Friday, July 14, 2006

A Guide to Modern Rigging

By Russ "Bassdozer" Comeau

How goes it? It's Bassdozer here. You know what I am thinking? Maybe this is a good time to review a number of basic rigging options that are used nowadays with soft baits. Nothing fancy, just bass rigs you basically make with a bait, a sinker, and a hook. So here goes.

1) Weightless Rig. The purest form of rigging, and most deadly with the Senko. No sinker is used and the hook can be tied directly to the main line. Optionally, tie the hook to a 12" to 24" inch leader tied to a free-turning swivel that dissipates the line twist which often occurs with unweighted soft baits.

2) Unpegged Texas Rig. A conical sinker is allowed to slide freely on the main line, with the hook tied directly to the main line. Optionally use a bead. The sinker will jackhammer constantly against the bead and make a tiny clicking noise that can attract fish at times.

One difficulty is an unpegged sinker can slide far up the line on the cast, making for inaccurate casts and imprecise presentations. An unpegged sinker can also slide far down the line and get your rig stuck in snaggy cover. For more control over an unpegged sinker, you can contain it on a short 12 to 24" leader tied to a swivel. This gives you the desirable unpegged lure movement (and bead-clicking option) while at the same time, the short leader gives you better control over the cast and presentation.

3) Pegged Texas Rig. Pocket a few toothpicks the next time you pay the check at the diner. Then jam one in the butt of a bullet weight and break it off. Keep in mind, don't jam it in so tightly that you risk weakening the line. Slide it down the line, and the toothpick will hold the weight securely against the nose of a soft bait used in heavy cover. The weight and bait will act like one unit that slips through weeds and resists snagging in cover.

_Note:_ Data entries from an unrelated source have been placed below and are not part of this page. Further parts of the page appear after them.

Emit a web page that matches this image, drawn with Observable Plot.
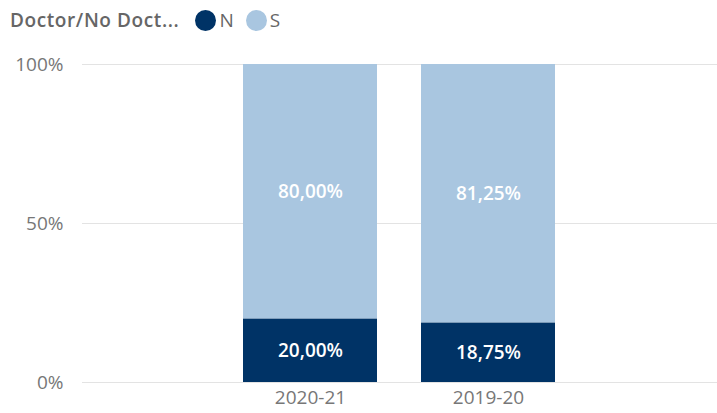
<!DOCTYPE html>
<html>
<head>
<meta charset="utf-8">
<script src="https://cdn.jsdelivr.net/npm/d3@7"></script>
<script src="https://cdn.jsdelivr.net/npm/@observablehq/plot@0.6"></script>
<style>
  html, body { margin: 0; padding: 0; background: #fff; }
  body { width: 717px; height: 413px; overflow: hidden; font-family: "Open Sans", "DejaVu Sans", sans-serif; }
  #legend { height: 40px; display: flex; align-items: center; padding-left: 10px; box-sizing: border-box; font-size: 19px; color: #666; }
  #legend .title { font-weight: 600; margin-right: 16px; letter-spacing: 0.6px; }
  #legend .item { display: flex; align-items: center; margin-right: 12px; }
  #legend .dot { width: 21px; height: 21px; border-radius: 50%; margin-right: 3px; }
</style>
</head>
<body>
<div id="legend"></div>
<div id="chart"></div>
<script>
const categories = ["2020-21", "2019-20"];
const seriesKeys = ["N", "S"];
const valuesN = [20.00, 18.75];
const valuesS = [80.00, 81.25];
const colors = ["#003366", "#A9C6E0"];
const yTicks = [0, 50, 100];
const legendTitle = "Doctor/No Doct...";

const data = [];
seriesKeys.forEach((k, si) => {
  const vals = si === 0 ? valuesN : valuesS;
  categories.forEach((c, ci) => data.push({cat: c, key: k, value: vals[ci]}));
});

const legend = document.getElementById("legend");
legend.innerHTML = `<span class="title">${legendTitle}</span>` +
  seriesKeys.map((k, i) => `<span class="item"><span class="dot" style="background:${colors[i]}"></span>${k}</span>`).join("");

const fmt = v => v.toFixed(2).replace(".", ",") + "%";

const chart = Plot.plot({
  width: 717,
  height: 373,
  marginLeft: 82,
  marginRight: 0,
  marginTop: 24,
  marginBottom: 31,
  style: { fontFamily: "'Open Sans', sans-serif", background: "#fff" },
  x: { domain: categories, paddingInner: 0.246, paddingOuter: 0.897, label: null, tickSize: 0, tickPadding: 10 },
  y: { domain: [0, 100], ticks: yTicks, label: null },
  color: { domain: seriesKeys, range: colors },
  marks: [
    Plot.ruleY(yTicks, { stroke: "#e3e3e3", strokeWidth: 1 }),
    Plot.barY(data, Plot.stackY({ x: "cat", y: "value", fill: "key", z: "key" })),
    Plot.text(data, Plot.stackY({ x: "cat", y: "value", z: "key", text: d => fmt(d.value), fill: "white", fontSize: 19, fontWeight: 600 })),
    Plot.axisY({ ticks: yTicks, tickSize: 0, tickPadding: 19, tickFormat: d => d + "%", fontSize: 19, fill: "#777", label: null }),
    Plot.axisX({ tickSize: 0, tickPadding: 8, fontSize: 19, fill: "#777", label: null })
  ]
});
document.getElementById("chart").appendChild(chart);
</script>
</body>
</html>
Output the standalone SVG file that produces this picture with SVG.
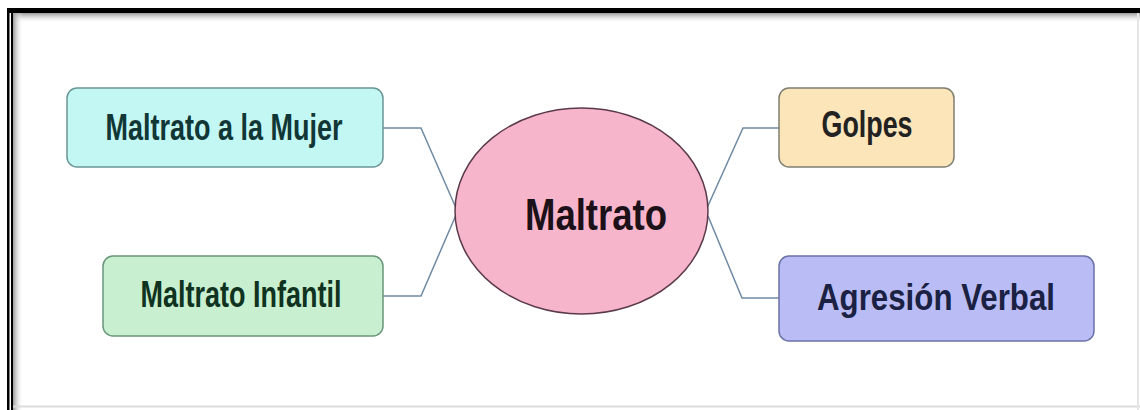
<svg xmlns="http://www.w3.org/2000/svg" width="1140" height="410" viewBox="0 0 1140 410">
<defs>
<linearGradient id="shTop" x1="0" y1="0" x2="0" y2="1">
<stop offset="0" stop-color="#9a9a9a"/><stop offset="1" stop-color="#ffffff" stop-opacity="0"/>
</linearGradient>
<linearGradient id="shLeft" x1="0" y1="0" x2="1" y2="0">
<stop offset="0" stop-color="#9a9a9a"/><stop offset="1" stop-color="#ffffff" stop-opacity="0"/>
</linearGradient>
</defs>
<style>
.box{stroke-width:1.5}
.lbl{font-family:"Liberation Sans",Arial,sans-serif;font-weight:bold;text-anchor:middle}
.conn{fill:none;stroke:#6f8aa3;stroke-width:1.5}
</style>
<rect x="0" y="0" width="1140" height="410" fill="#ffffff"/>
<g id="frame">
<rect x="13" y="13" width="1127" height="10" fill="url(#shTop)"/>
<rect x="13" y="13" width="10" height="397" fill="url(#shLeft)"/>
<rect x="8" y="8" width="1132" height="5" fill="#000000"/>
<rect x="7" y="8" width="2.5" height="402" fill="#000000"/>
<rect x="11" y="8" width="2" height="402" fill="#000000"/>
<line x1="13" y1="406.5" x2="1140" y2="406.5" stroke="#dcdcdc" stroke-width="2"/>
<line x1="1138" y1="13" x2="1138" y2="410" stroke="#e6e6e6" stroke-width="2"/>
</g>
<g id="connectors">
<polyline class="conn" points="383,128 421,128 456,208"/>
<polyline class="conn" points="456,215 421,296 383,296"/>
<polyline class="conn" points="707,208 743,128 779,128"/>
<polyline class="conn" points="708,216 742,298 779,298"/>
</g>
<g id="node-maltrato">
<ellipse cx="581.5" cy="211" rx="126.5" ry="103" fill="#f7b5cb" stroke="#5a3a4a" stroke-width="1.5"/>
<text class="lbl" x="596" y="230" font-size="44" fill="#1c1118" textLength="142" lengthAdjust="spacingAndGlyphs">Maltrato</text>
</g>
<g id="node-mujer">
<rect class="box" x="67" y="88" width="316" height="79" rx="10" fill="#c3f7f3" stroke="#6a9696"/>
<text class="lbl" x="224" y="140" font-size="37" fill="#113636" textLength="237" lengthAdjust="spacingAndGlyphs">Maltrato a la Mujer</text>
</g>
<g id="node-infantil">
<rect class="box" x="103" y="256" width="280" height="80" rx="10" fill="#c8f0d0" stroke="#6a967a"/>
<text class="lbl" x="241" y="307" font-size="37" fill="#0f3320" textLength="201" lengthAdjust="spacingAndGlyphs">Maltrato Infantil</text>
</g>
<g id="node-golpes">
<rect class="box" x="779" y="88" width="175" height="79" rx="10" fill="#fce5b9" stroke="#7f7f72"/>
<text class="lbl" x="867" y="137" font-size="36" fill="#222222" textLength="91" lengthAdjust="spacingAndGlyphs">Golpes</text>
</g>
<g id="node-agresion">
<rect class="box" x="779" y="256" width="315" height="85" rx="10" fill="#b9bcf5" stroke="#6a72a8"/>
<text class="lbl" x="936" y="310" font-size="37" fill="#1b2142" textLength="238" lengthAdjust="spacingAndGlyphs">Agresión Verbal</text>
</g>
</svg>
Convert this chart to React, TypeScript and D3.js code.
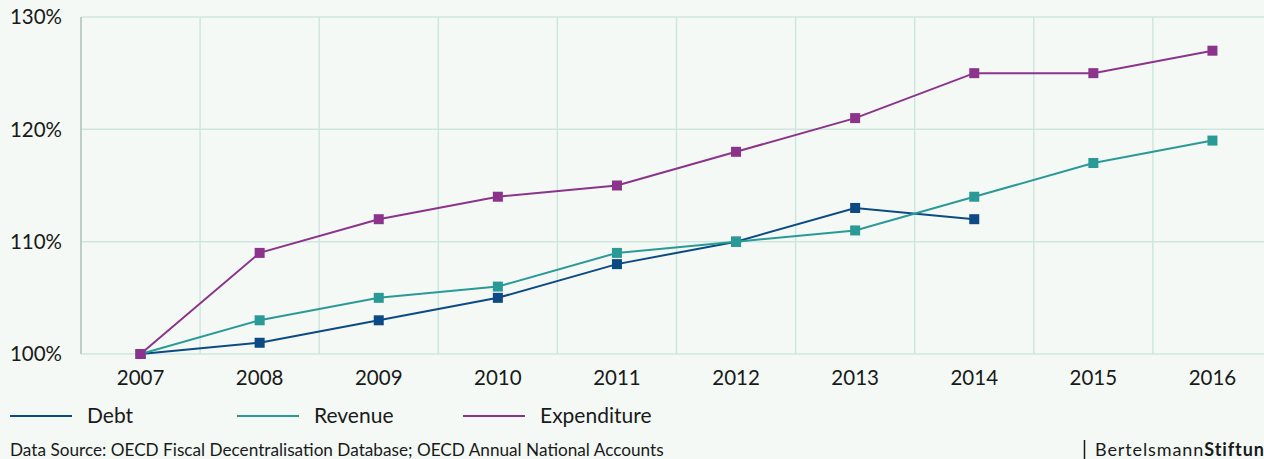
import React from "react";
import * as d3 from "d3";

const years = ["2007", "2008", "2009", "2010", "2011", "2012", "2013", "2014", "2015", "2016"];
const debt = [100, 101, 103, 105, 108, 110, 113, 112];
const revenue = [100, 103, 105, 106, 109, 110, 111, 114, 117, 119];
const expenditure = [100, 109, 112, 114, 115, 118, 121, 125, 125, 127];
const yTicks = [100, 110, 120, 130];
const seriesNames = ["Debt", "Revenue", "Expenditure"];
const seriesColors = ["#0b4a85", "#2a9a97", "#8c338c"];
const sourceText = "Data Source: OECD Fiscal Decentralisation Database; OECD Annual National Accounts";

const W = 1264;
const H = 459;
const FONT = "Lato, 'Open Sans', sans-serif";

export default function App() {
  const x = d3.scaleBand<string>().domain(years).range([81, 1272]);
  const y = d3.scaleLinear().domain([100, 130]).range([354, 17]);
  const cx = (yr: string) => (x(yr) as number) + x.bandwidth() / 2;
  const series = [debt, revenue, expenditure];
  const line = d3
    .line<number>()
    .x((_, i) => cx(years[i]))
    .y((d) => y(d));
  const legendX = [10, 237, 463];

  return (
    <svg
      width={W}
      height={H}
      style={{ position: "absolute", left: 0, top: 0, background: "#f4f9f6" }}
      fontFamily={FONT}
    >
      <rect x={0} y={0} width={W} height={H} fill="#f4f9f6" />
      {years.map((yr) => (
        <line
          key={"v" + yr}
          x1={x(yr) as number}
          x2={x(yr) as number}
          y1={y(130)}
          y2={y(100)}
          stroke="#cfe6df"
          strokeWidth={1.5}
        />
      ))}
      {yTicks.map((t) => (
        <line
          key={"h" + t}
          x1={81}
          x2={1272}
          y1={y(t)}
          y2={y(t)}
          stroke="#cfe6df"
          strokeWidth={1.5}
        />
      ))}
      <line x1={81} x2={81} y1={y(130)} y2={y(100)} stroke="#b7c3c1" strokeWidth={1.5} />
      {yTicks.map((t) => (
        <text
          key={"yt" + t}
          x={62}
          y={y(t)}
          dy="0.36em"
          textAnchor="end"
          fontSize={20.5}
          fill="#1a1a1a"
        >
          {t + "%"}
        </text>
      ))}
      {years.map((yr) => (
        <text
          key={"xt" + yr}
          x={cx(yr)}
          y={385}
          textAnchor="middle"
          fontSize={20.5}
          fill="#1a1a1a"
        >
          {yr}
        </text>
      ))}
      {series.map((s, si) => (
        <g key={"s" + si}>
          <path d={line(s) as string} fill="none" stroke={seriesColors[si]} strokeWidth={2} />
          {s.map((v, i) => (
            <rect
              key={i}
              x={cx(years[i]) - 5}
              y={y(v) - 5}
              width={10}
              height={10}
              fill={seriesColors[si]}
            />
          ))}
        </g>
      ))}
      {seriesNames.map((n, i) => (
        <g key={"l" + n}>
          <line
            x1={legendX[i]}
            x2={legendX[i] + 62}
            y1={416}
            y2={416}
            stroke={seriesColors[i]}
            strokeWidth={2}
          />
          <text x={legendX[i] + 77} y={416} dy="0.35em" fontSize={21} fill="#1a1a1a">
            {n}
          </text>
        </g>
      ))}
      <text x={10} y={456} fontSize={17.2} fill="#1a1a1a">
        {sourceText}
      </text>
      <line x1={1084.5} x2={1084.5} y1={440} y2={459} stroke="#1a1a1a" strokeWidth={1.5} />
      <text x={1095} y={456} fontSize={18} letterSpacing={0.9} fill="#1a1a1a">
        <tspan>Bertelsmann</tspan>
        <tspan fontWeight="bold">Stiftung</tspan>
      </text>
    </svg>
  );
}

4) Florida Rig. An advancement over the toothpick-pegging method, Florida rig sinkers are molded around a thin Teflon tube, and a corkscrew wire that screws in to the nose of a soft bait. Slip the sinker on the main line, tie the hook directly to the main line, and screw it into the bait. This provides the ultimate in weedless and snagless presentation for big bass in heavy cover.

5) Mojo Rig. Mojo sinkers are long, thin, and shaped like pencil leads. They're part of a complete system which includes rubber pegs that thread through the Mojo weight to peg it from 12" to 24" inches above the bait. The rubber strand cushions the line from any potential damage that can occur with wooden toothpicks or crimping splitshots on the line.

The thin Mojo sinker will slink through weeds better than most other weight types. Mojo rigs also work for vertical fishing in deep water where baits are suspended for bass lurking in or under the tops of flooded trees or brush.